There are two types of work zones: stationary, like maintenance on a bridge or repaving a road, and moveable. An example of a moveable work zone is repainting the yellow and white lane lines on a highway. Of the 30,000 to 40,000 traffic fatalities every year nationwide, nearly 3 percent occur in work zones.

Work zones are certainly not there to inconvenience you; they are necessary to improve the roads for everyone. Safety, not just for the workers but for motorists, bicyclists and pedestrians, must be considered. Don't get complacent while driving in work zones. Just because you don't see workers, that doesn't mean they are not out there. Often, reduced speed limits in work areas are necessary because of broken pavement, alignment changes or other unusual geometrics and not solely because workers are present.
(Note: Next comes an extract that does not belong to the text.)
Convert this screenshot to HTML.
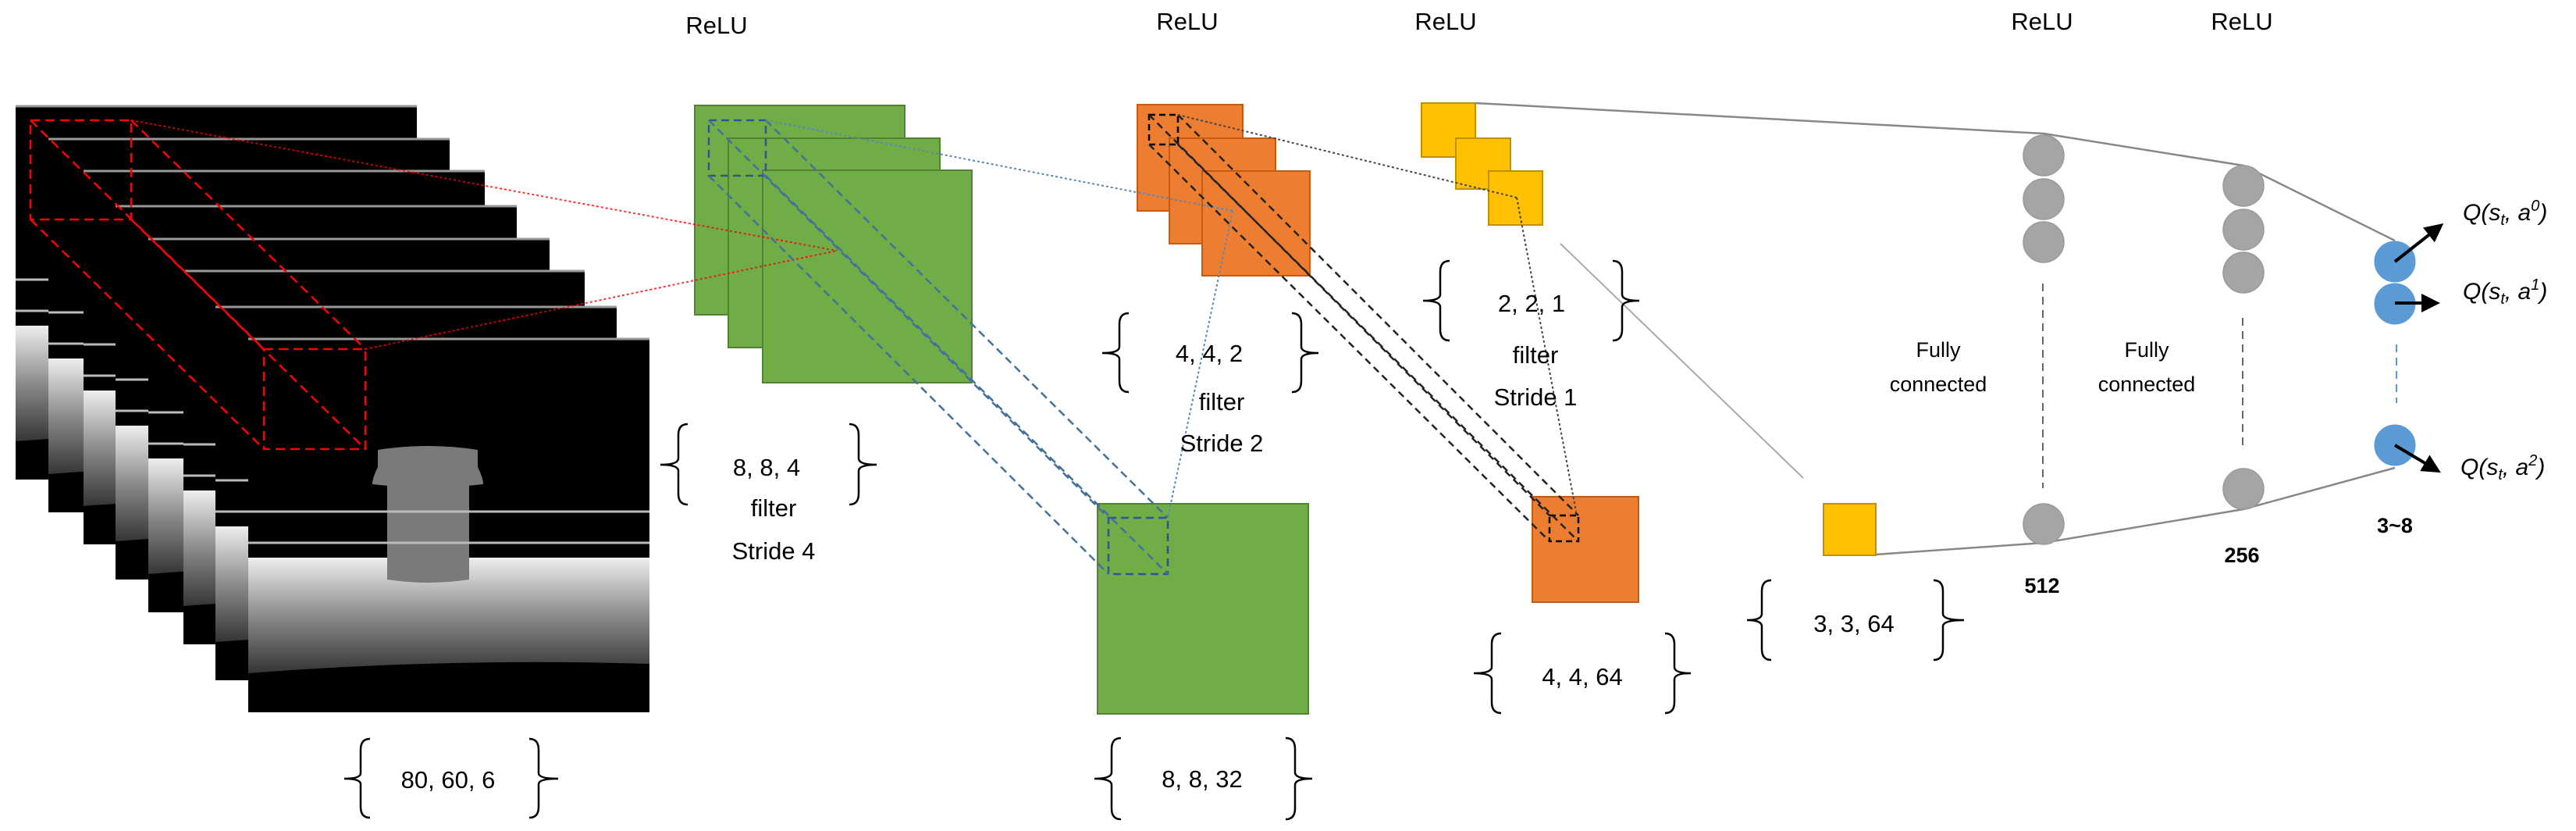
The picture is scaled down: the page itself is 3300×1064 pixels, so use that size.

Warning signs for work zones will be orange with black lettering. The federal Manual on Uniform Traffic Control Devices provides direction for municipalities for proper installation of signs, how to control affected traffic safely and how to minimize inconvenience to motorists.

Winters in the North Country are hard on roads, and thus reconstruction of roads is a continuing problem here, as well as a costly one. There is just no way around construction delays in the spring, summer and fall; however, it's got to be a lot better than the everyday traffic delays so common in large cities.

Driving is a full-time job - do not multi-task by using a cell phone, applying makeup, changing radio stations, etc. This is even more important than ever in work zones where unfamiliar or constantly changing driving patterns exist.

If you are aware of road construction on your intended route, leave your house early or use an alternate route to avoid time lost in delays. The DOT routinely updates road construction projects in local newspapers. Be aware of possible delays.

And lastly, stay calm - you can't do anything about it.